You see an improving economy anywhere around you? Now that Obama’s stimulus plan is gone, the data from around the nation show the economy slowing down. Home sales have collapsed since the $8,000.00 tax credit expired, and without home sales we’ve also got less sales of big ticket items like televisions, washer/dryers and such. And so it goes around the economy and as things return to bad out in the rest of the nation, we’ll see even lower visitor totals for our gaming industry (and gaming tax revenue has come in, so far, $8.5 million less than expected). Bottom line, one can make a pretty safe bet that our revenues will not continue to improve and may get very much worse.
We’re in this fix because of one thing: too much government, period. When the crisis hit and the special session was called our politicians did not gather to fix the problem, but to merely kick the can down the road. It was the establishment getting together to ensure that the establishment survived the crisis. Because of this, nothing was solved, the problem was temporarily masked and now we’re heading right back in to it.
Government is the problem and until we fix that, we will just be spinning our wheels and bankrupting our children and grand children.
Do you know how many people work for the State of Nevada? As of December, 2009, about 25,000 full time and 10,000 part time employees. Here’s an oddity – the number of primary school full time employees: 7,900. The number of higher education full time employees: 7,700. Not everyone in primary school goes to college, so why do we have nearly as many higher education employees as we have primary education employees?
That is the sort of question which never gets asked at budget time – and, if it ever were asked, the establishment would resist answering the question.
But the questions must be asked, and must be answered.
Each employee of government, representing a bit of the sweat off a taxpayer’s hard working brow, must justify his existence. Every time we write a budget, we must go back to square one and determine if everyone on the payroll is really vital to the liberty and safety of the people of Nevada. Every cent of payroll and pension benefits must demonstrate that they are crucial to the success of our State. Each department and bureau and all actions taken must be shown to be absolutely necessary. And if any can’t measure up, to the chopping block they must go.
The budgetary process has been a system whereby politicians try to buy votes and government employees try to soak the tax payers for ever higher pay and benefits. But the budget isn’t for the politicians and it isn’t for the government employees. It is our budget – it belongs to we, the people of Nevada. And it must meet our needs, and our needs alone.
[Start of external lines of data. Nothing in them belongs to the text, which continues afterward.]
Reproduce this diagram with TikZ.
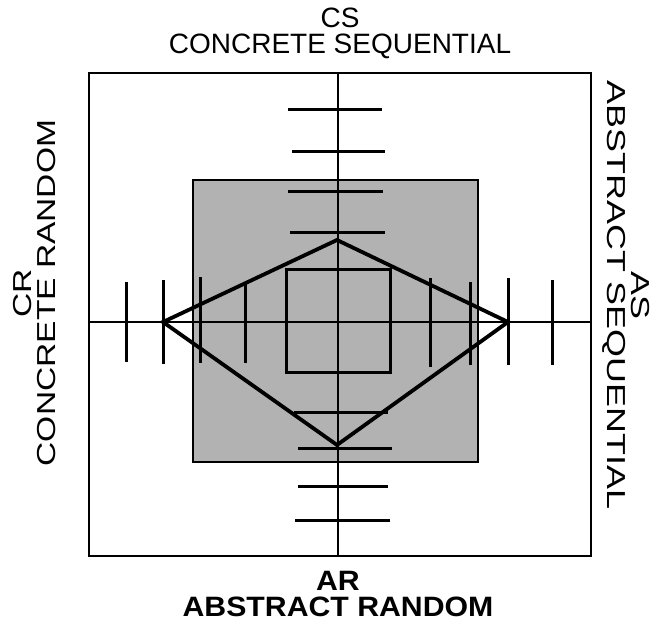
\documentclass[tikz,border=0pt]{standalone}
\usepackage{fontspec}
\setmainfont{Liberation Sans}
\newfontfamily\leftfont[FakeStretch=1.29]{Liberation Sans}
\newfontfamily\rightfont[FakeStretch=1.38]{Liberation Sans}
\newfontfamily\botfont[FakeStretch=1.08]{Liberation Sans}
\begin{document}
\begin{tikzpicture}[x=1pt,y=-1pt,
  frame/.style={line width=2.4pt},
  axisline/.style={line width=2.4pt},
  tickline/.style={line width=3pt},
  diam/.style={line width=3.8pt, line join=miter},
  toplbl/.style={font=\fontsize{28}{28}\selectfont, inner sep=0pt, anchor=base},
  botlbl/.style={font=\fontsize{28}{28}\botfont\bfseries, inner sep=0pt, anchor=base},
  leftlbl/.style={font=\fontsize{26}{26}\leftfont, inner sep=0pt, anchor=base, rotate=90},
  rightlbl/.style={font=\fontsize{26}{26}\rightfont, inner sep=0pt, anchor=base, rotate=-90}]
\useasboundingbox (0,0) rectangle (670,634);
% shaded square
\fill[black!30] (193,180) rectangle (478,462);
\draw[line width=1.8pt] (193,180) rectangle (478,462);
% outer frame and axes
\draw[frame] (89,73) rectangle (591,556);
\draw[axisline] (338,73) -- (338,556);
\draw[axisline] (89,322) -- (591,322);
% ticks on vertical axis
\foreach \y/\a/\b in {110/288/382,151/292/385,191/288/383,232/290/385,412/294/388,448/298/392,486/298/388,520/295/390}
  \draw[tickline] (\a,\y) -- (\b,\y);
% ticks on horizontal axis
\foreach \x/\a/\b in {126/282/362,163/280/364,200/277/363,245/283/363,430/278/367,470/282/365,508/278/365,552/280/365}
  \draw[tickline] (\x,\a) -- (\x,\b);
% inner square
\draw[tickline] (286,269) rectangle (390,372);
% diamond
\draw[diam] (163,322) -- (337,240) -- (508,322) -- (337,445) -- cycle;
% labels
\node[toplbl] (cs) at (340,28) {CS};
\node[toplbl] (csl) at (340,54) {CONCRETE SEQUENTIAL};
\node[botlbl] (ar) at (338,590) {AR};
\node[botlbl] (arl) at (338,616) {ABSTRACT RANDOM};
\node[leftlbl] (cr) at (31,293) {CR};
\node[leftlbl] (crl) at (55,293) {CONCRETE RANDOM};
\node[rightlbl] (as) at (631,295) {AS};
\node[rightlbl] (asl) at (607,295) {ABSTRACT SEQUENTIAL};
\end{tikzpicture}
\end{document}
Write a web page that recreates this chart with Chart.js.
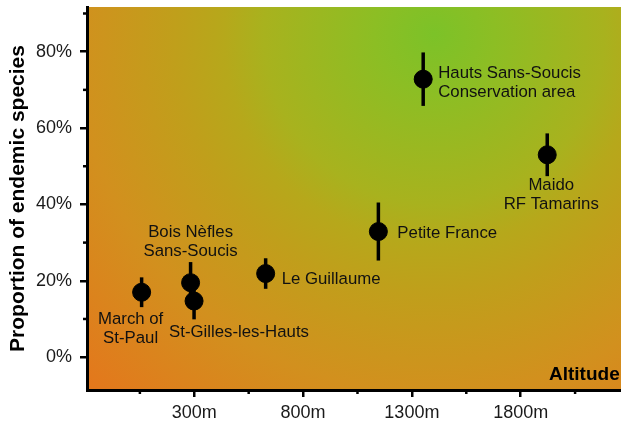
<!DOCTYPE html>
<html>
<head>
<meta charset="utf-8">
<script src="https://cdn.jsdelivr.net/npm/chart.js@4.4.0/dist/chart.umd.min.js"></script>
<style>
  html, body { margin: 0; padding: 0; background: #fff; }
  #wrap { width: 621px; height: 423px; }
</style>
</head>
<body>
<div id="wrap"><canvas id="chart" width="621" height="423"></canvas></div>
<script>
// data
var sites = [
	["March of", "St-Paul"],
	["Bois Nèfles", "Sans-Soucis"],
	["St-Gilles-les-Hauts"],
	["Le Guillaume"],
	["Petite France"],
	["Hauts Sans-Soucis", "Conservation area"],
	["Maido", "RF Tamarins"]
];
var altitude = [58, 283, 299, 628, 1146, 1352, 1922];
var endemic = [17.0, 19.5, 14.7, 21.9, 32.9, 72.8, 53.0];
var endemicErr = [3.9, 5.4, 4.8, 4.0, 7.6, 7.0, 5.6];
var xTicks = [300, 800, 1300, 1800];
var xMinorTicks = [50, 550, 1050, 1550, 2050];
var yTicks = [0, 20, 40, 60, 80];
var yMinorTicks = [10, 30, 50, 70, 90];

// where each site name sits next to its point
var labelPlace = [
	{dx: -11, dy: 27, align: 'center'},
	{dx: 0, dy: -50, align: 'center'},
	{dx: -25, dy: 31, align: 'left'},
	{dx: 16, dy: 6, align: 'left'},
	{dx: 19, dy: 2, align: 'left'},
	{dx: 15, dy: -6, align: 'left'},
	{dx: 4, dy: 31, align: 'center'}
];

var FONT = '"Liberation Sans", Arial, sans-serif';

var points = altitude.map(function(a, i) {
	return {x: a, y: endemic[i]};
});

function noPadding(scale) {
	scale.paddingTop = 0;
	scale.paddingBottom = 0;
	scale.paddingLeft = 0;
	scale.paddingRight = 0;
}

var backgroundPlugin = {
	id: 'gradientBg',
	beforeDraw: function(chart) {
		var ctx = chart.ctx, a = chart.chartArea;
		var cx = a.left + (a.right - a.left) * 0.65;
		var cy = a.top + (a.bottom - a.top) * 0.07;
		var g = ctx.createRadialGradient(cx, cy, 0, cx, cy, 500);
		g.addColorStop(0, '#7cc228');
		g.addColorStop(0.12, '#8cbe24');
		g.addColorStop(0.34, '#a8b21e');
		g.addColorStop(0.42, '#b6a81b');
		g.addColorStop(0.52, '#c09f1b');
		g.addColorStop(0.72, '#d2901e');
		g.addColorStop(0.98, '#e3781c');
		g.addColorStop(1, '#e3781c');
		ctx.save();
		ctx.fillStyle = g;
		ctx.fillRect(a.left, a.top, a.right - a.left, a.bottom - a.top);
		ctx.restore();
	}
};

var extrasPlugin = {
	id: 'extras',
	beforeDatasetsDraw: function(chart) {
		var ctx = chart.ctx;
		var xs = chart.scales.x, ys = chart.scales.y;
		ctx.save();
		ctx.strokeStyle = '#000';
		ctx.lineWidth = 3.5;
		for (var i = 0; i < altitude.length; i++) {
			var px = xs.getPixelForValue(altitude[i]);
			ctx.beginPath();
			ctx.moveTo(px, ys.getPixelForValue(endemic[i] + endemicErr[i]));
			ctx.lineTo(px, ys.getPixelForValue(endemic[i] - endemicErr[i]));
			ctx.stroke();
		}
		ctx.restore();
	},
	afterDraw: function(chart) {
		var ctx = chart.ctx, a = chart.chartArea;
		var xs = chart.scales.x, ys = chart.scales.y;
		ctx.save();
		// minor ticks
		ctx.strokeStyle = '#000';
		ctx.lineWidth = 2.5;
		xMinorTicks.forEach(function(v) {
			var p = xs.getPixelForValue(v);
			ctx.beginPath(); ctx.moveTo(p, a.bottom); ctx.lineTo(p, a.bottom + 4); ctx.stroke();
		});
		yMinorTicks.forEach(function(v) {
			var p = ys.getPixelForValue(v);
			ctx.beginPath(); ctx.moveTo(a.left, p); ctx.lineTo(a.left - 4, p); ctx.stroke();
		});
		// site names
		ctx.fillStyle = '#111';
		ctx.font = '16.8px ' + FONT;
		ctx.textBaseline = 'middle';
		for (var i = 0; i < sites.length; i++) {
			var px = xs.getPixelForValue(altitude[i]);
			var py = ys.getPixelForValue(endemic[i]);
			var pl = labelPlace[i];
			ctx.textAlign = pl.align;
			sites[i].forEach(function(line, k) {
				ctx.fillText(line, px + pl.dx, py + pl.dy + k * 19);
			});
		}
		// axis name inside plot
		ctx.fillStyle = '#000';
		ctx.font = 'bold 19px ' + FONT;
		ctx.textAlign = 'left';
		ctx.textBaseline = 'alphabetic';
		ctx.fillText('Altitude', 549, a.bottom - 10.5);
		ctx.restore();
	}
};

var chart = new Chart(document.getElementById('chart').getContext('2d'), {
	type: 'scatter',
	data: {
		datasets: [{
			data: points,
			backgroundColor: '#000',
			borderColor: '#000',
			pointRadius: 9,
			pointHoverRadius: 9
		}]
	},
	options: {
		responsive: false,
		animation: false,
		devicePixelRatio: 1,
		layout: {autoPadding: false, padding: {top: 7, right: 0, left: 0, bottom: 0}},
		plugins: {legend: {display: false}, tooltip: {enabled: false}},
		scales: {
			x: {
				type: 'linear',
				min: -193,
				max: 2261,
				afterBuildTicks: function(scale) {
					scale.ticks = xTicks.map(function(v) { return {value: v}; });
				},
				afterFit: function(scale) { scale.height = 33; noPadding(scale); },
				grid: {drawOnChartArea: false, color: '#000', lineWidth: 2.5, tickLength: 7},
				border: {display: true, color: '#000', width: 3},
				ticks: {
					color: '#1a1a1a',
					font: {family: FONT, size: 18},
					padding: 5,
					maxRotation: 0,
					callback: function(v) { return v + 'm'; }
				}
			},
			y: {
				type: 'linear',
				min: -8.6,
				max: 91.7,
				afterBuildTicks: function(scale) {
					scale.ticks = yTicks.map(function(v) { return {value: v}; });
				},
				afterFit: function(scale) { scale.width = 87; noPadding(scale); },
				grid: {drawOnChartArea: false, color: '#000', lineWidth: 2.5, tickLength: 7},
				border: {display: true, color: '#000', width: 3},
				ticks: {
					color: '#1a1a1a',
					font: {family: FONT, size: 18},
					padding: 8,
					callback: function(v) { return v + '%'; }
				},
				title: {
					display: true,
					text: 'Proportion of endemic species',
					color: '#000',
					font: {family: FONT, size: 21, weight: 'bold', lineHeight: 1},
					padding: {top: 8, bottom: 0}
				}
			}
		}
	},
	plugins: [backgroundPlugin, extrasPlugin]
});
</script>
</body>
</html>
Until we get serious about taking charge of our government from top to bottom, we’ll continue to have this fiscal blind man’s bluff where the politicians and bureaucrats spend like drunken sailors when times are good and then conspire to screw the people when times are bad.
Get involved. Get out there and fight. Don’t be fooled by scare tactics. The establishment will always play the doom and gloom scenario when ever someone questions government spending. Don’t believe them. They’ve padded the budget with so much graft that we could probably cut it by 50% and still have everything done that we, the people really need done. It is our government, not theirs, and we must make them feel our power.